Election 2021: Childcare an key election issue for families
The weight of Michelle Bingham’s kids' wagon has doubled recently. It now carries her three-year-old son and another young child.
Bingham says the few extra pounds is nothing compared to the heavy burden of childcare costs.
“I just started doing home daycare so I could stay home with my son and afford the bills and everything,” Bingham said as she walked into the play structure at Kitchener’s Victoria Park.
Peter Woostencroft, a retired political scientist at the University of Waterloo, said childcare is an enormous expense for families and is a decades-old issue.
“One of the great things that has happened is that work has allowed women to provide for themselves and provide for their retirement days as opposed to being dependent on a single wage earner,” Woolstencroft said. “But it created a great challenge in our society to provide adequate quality childcare. And that’s right across the land to any province you point to.”
According to a 2019 Government of Ontario Licensed Child Care survey, the average monthly fee for an infant was $1,320, $1,080 for a toddler and $940 for a preschooler. The cost is usually higher in larger cities.
It’s an issue that is ultimately the responsibility of the provinces but has come to the forefront in this federal election campaign.
“Ottawa is like an ATM machine,” Woolstencroft said. “We go there, take out some money and give to the provinces to spend as they will.”
READ MORE: Federal election 2021 platform guide: Where do the parties stand?
In this election, the Liberals promise to cut childcare costs by 50 per cent and introduce a $10 a day childcare system. They also plan to set aside $2.5 billion for Indigenous early learning and childcare. The party has already implemented a monthly tax-free payment known as the Canada Child Benefit for eligible families.
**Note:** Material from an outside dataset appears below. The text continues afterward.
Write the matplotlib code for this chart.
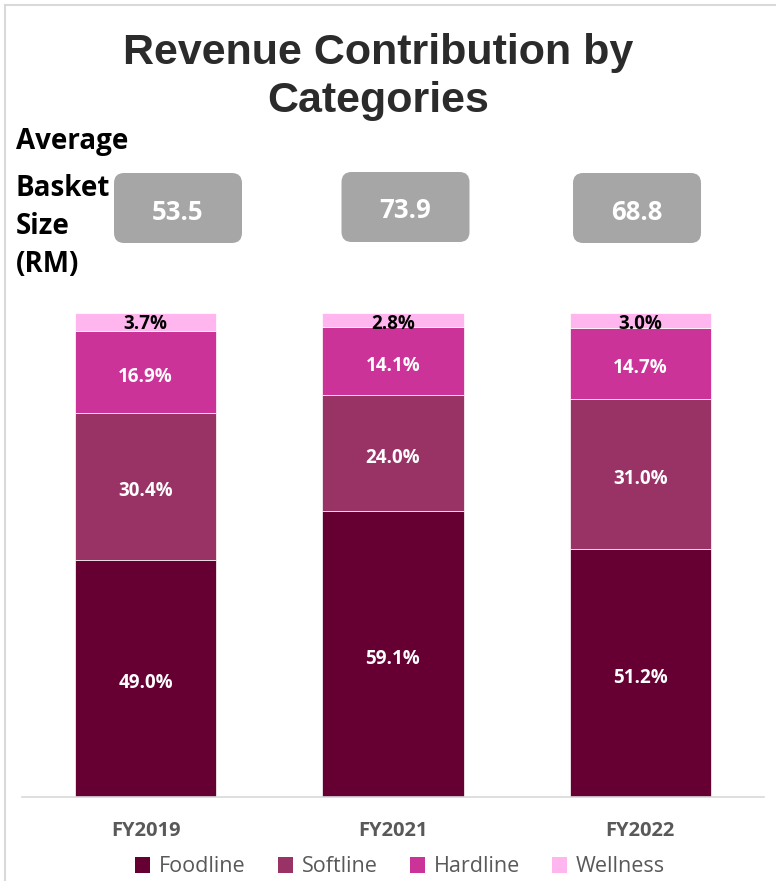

Meanwhile, the Conservatives are promising a refundable tax credit of between $4,500 and $6,000 per child, with an aim to cover up to 75 per cent of the cost of child care for low-income families. In the past, they’ve promised to give parents money to choose their own childcare option.
Like the Liberals, the NDP plans to implement a $10 per day childcare system. The NDP also promises to eliminate waitlists, create more spaces, provide fair living wages for childcare workers and make parental leave more flexible.
Finally, the Green Party is also promising universal childcare, to make parental leave more flexible and inclusive to care for senior family members and equitable access and culturally appropriate childcare for Indigenous children.
Meanwhile, Wingham just hopes whoever wins will stick to their parental support platform.
“It would be nice for more money to pay for childcare or for more subsidized childcare centers to open so that more parents can afford it," she said.